I see. What if the bankruptcy is fraudulently induced by the firm's management (i.e. management and shareholders transfer remaining assets to other locations as soon as they know about the insolvency)? Then will creditors have recourse against the company and can the owners be held personally liable? It would be very unfair if creditors were swindled by fraudulent acts committed by management during a bankruptcy.

BiP
 
Well, I'm not a lawyer, so I really don't know, but if you can prove fraud, I would suspect you can sue both the company and the managers. The laws depends of course on what country you're in.
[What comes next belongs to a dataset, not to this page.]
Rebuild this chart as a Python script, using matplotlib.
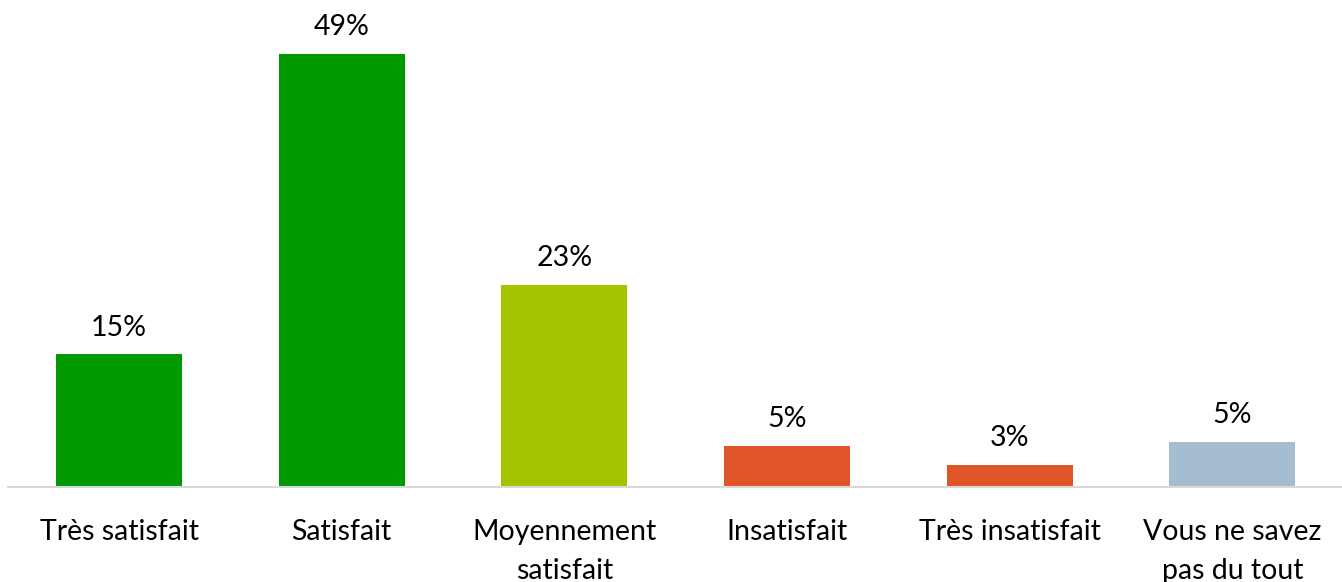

You might try Google on "bankruptcy fraud" and see what you can learn.
 
Under UK bankruptcy law (and I would expect other countries as well), as soon as the insolvency is formally declared, all the assets are controlled by an administrator appointed by the bankruptcy court.

So the situation where partners squirrel away assets "during" or "after" the bankruptcy doesn't arise.

If the partners used the company assets in an illegal fashion (e.g. to pay themselves without making entries in the company accounts) before the bankruptcy was declared, that's just "ordinary" financial fraud.

But since the penalties for being an officer of a company that is declared bankrupt are quite severe (in terms of being banned from holding similar positions in future, etc), deliberate fraud on a scale that lead to bankruptcy would be a fairly dumb thing to do!